O Conselho Regional de Economia de São Paulo (Corecon-SP) divulgou nota defendendo uma revisão da política fiscal brasileira, com foco na erradicação da pobreza, na redução das desigualdades e na promoção da justiça social. A entidade reforça que o debate sobre as contas públicas deve respeitar os princípios constitucionais e os compromissos internacionais assumidos pelo Brasil, como a Agenda 2030 da ONU.
“A política fiscal é um instrumento fundamental da atuação do Estado. Por meio de sua definição, decide-se a origem dos recursos públicos e onde eles serão investidos”, destaca o Corecon-SP. “Ao discuti-la, em nosso País, deve-se ter como orientação o artigo 3º da Constituição Federal […] erradicar a pobreza e a marginalização e reduzir as desigualdades sociais e regionais.”
Para o Corecon-SP, o atual debate sobre austeridade é fortemente influenciado por interesses de grupos organizados que atuam para manter benefícios exclusivos. “A austeridade é indicada sempre para os outros”, aponta o Conselho. “Trata-se de uma escolha política, sustentada por uma ideologia que busca reorganizar a sociedade segundo os interesses do capital.”
O Conselho também critica a retórica que compara o orçamento do Estado ao de uma família. “Tem sido comum a comparação capciosa entre o orçamento de uma família e as finanças da União”, aponta a nota. “Essa narrativa ajuda a disseminar o autoengano coletivo de que é preciso cortar gastos quase que indiscriminadamente, sobretudo sociais.”
Outro ponto destacado são os setores privilegiados na estrutura de arrecadação e despesa pública. O Corecon-SP aponta que impostos como o ITR (Imposto sobre a Propriedade Territorial Rural) e o ITCMD (Imposto sobre Transmissão Causa Mortis e Doação) são subutilizados, enquanto os gastos com subsídios, renúncias fiscais e juros da dívida pública consomem grande parte do orçamento.
“A arrecadação anual deste imposto [ITR] em todo o Brasil é inferior ao valor arrecadado com IPTU na cidade de São Paulo durante dois meses e meio”, exemplifica o Conselho.
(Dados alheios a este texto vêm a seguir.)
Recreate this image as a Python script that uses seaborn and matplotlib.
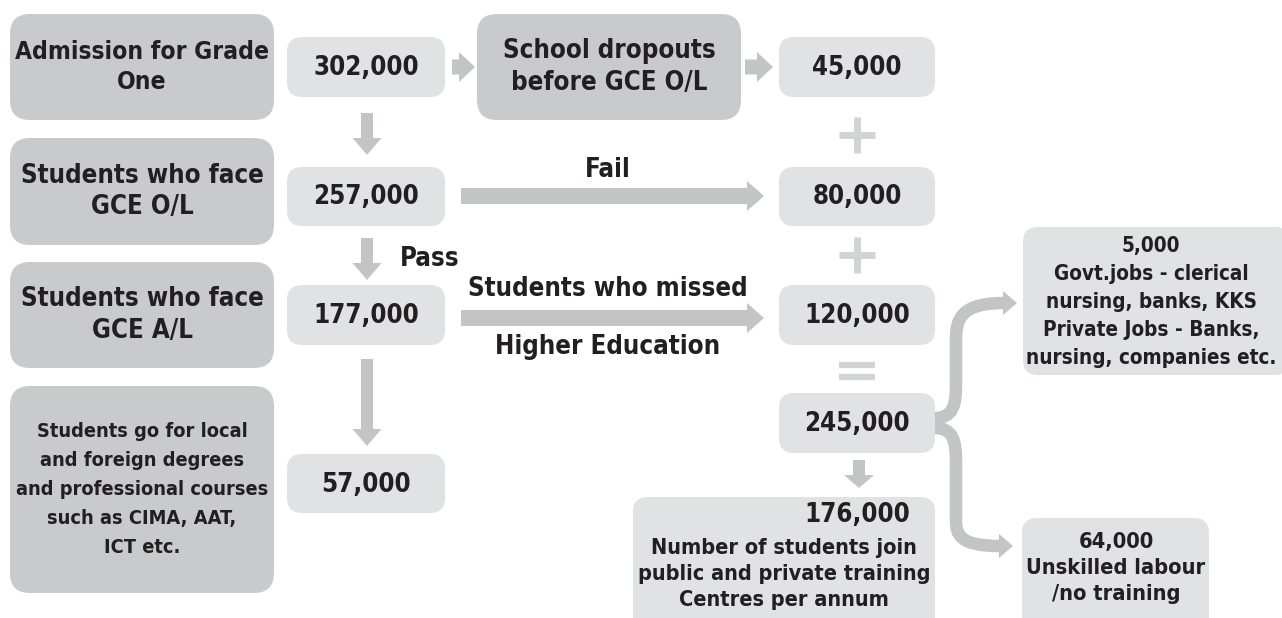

Sobre o ITCMD, a alíquota, por exemplo, no estado de São Paulo é de apenas 4%. A título de comparação: quando a princesa Diana morreu naquele desastre em Paris, ela deixou US$ 30 milhões de herança para seus filhos e o governo inglês cobrou cerca de US$ 15 milhões em impostos sobre a herança.
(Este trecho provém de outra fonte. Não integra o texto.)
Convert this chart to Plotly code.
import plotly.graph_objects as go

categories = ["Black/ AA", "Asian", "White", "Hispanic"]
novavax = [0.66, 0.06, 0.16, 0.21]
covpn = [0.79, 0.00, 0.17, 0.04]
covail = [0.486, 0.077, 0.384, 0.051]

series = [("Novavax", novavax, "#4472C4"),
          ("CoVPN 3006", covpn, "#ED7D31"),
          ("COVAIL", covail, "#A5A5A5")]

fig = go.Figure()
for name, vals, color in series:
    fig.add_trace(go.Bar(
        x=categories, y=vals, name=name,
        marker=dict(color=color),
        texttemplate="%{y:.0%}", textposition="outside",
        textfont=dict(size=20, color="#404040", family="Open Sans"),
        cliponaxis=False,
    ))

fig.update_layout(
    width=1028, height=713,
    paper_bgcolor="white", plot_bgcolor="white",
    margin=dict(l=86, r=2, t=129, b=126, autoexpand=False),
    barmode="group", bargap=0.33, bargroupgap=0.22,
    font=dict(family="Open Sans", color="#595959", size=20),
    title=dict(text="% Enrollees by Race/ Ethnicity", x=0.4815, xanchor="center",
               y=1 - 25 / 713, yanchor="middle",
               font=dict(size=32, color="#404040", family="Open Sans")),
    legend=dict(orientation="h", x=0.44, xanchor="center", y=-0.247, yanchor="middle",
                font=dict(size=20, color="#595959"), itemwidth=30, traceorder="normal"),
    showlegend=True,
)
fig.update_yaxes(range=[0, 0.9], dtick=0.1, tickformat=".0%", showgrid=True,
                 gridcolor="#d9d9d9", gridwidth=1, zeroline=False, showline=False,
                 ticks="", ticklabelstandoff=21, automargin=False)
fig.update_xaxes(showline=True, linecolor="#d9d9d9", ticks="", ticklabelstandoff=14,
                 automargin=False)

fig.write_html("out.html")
Do lado das despesas, o Corecon-SP lembra que os subsídios e as renúncias fiscais devem atingir R$ 800 bilhões neste ano, enquanto os gastos com juros da dívida pública podem ultrapassar R$ 1 trilhão. Além disso, cita privilégios salariais no Poder Judiciário e nas Forças Armadas como pontos de atenção.
O Brasil é um dos únicos países do mundo em que os parlamentares têm uma ação decisiva sobre como gastar o orçamento”, afirma a nota, referindo-se ao volume de R$ 50 bilhões em emendas parlamentares.
“A revisão dos gastos públicos é inadiável, e não pode recair exclusivamente sobre quem ganha salário-mínimo. A lógica da eficiência, nesse contexto, torna-se armadilha”, afirma o Conselho. “Evidentemente, há que se buscar a eficiência do Estado, mas com cuidado em relação ao discurso da máquina pública inchada, pois faltam servidores em várias áreas.”
O Corecon-SP conclui defendendo que a responsabilidade fiscal seja inclusiva e democrática, baseada em uma reforma da tributação sobre a renda e no controle dos privilégios orçamentários.
“A solução passa pelas despesas e pelas receitas do governo. A responsabilidade fiscal deve ser inclusiva, equilibrando contas sem sacrificar direitos”, conclui a nota. “Do contrário, a promessa de desenvolvimento será apenas uma miragem a serviço do atraso.”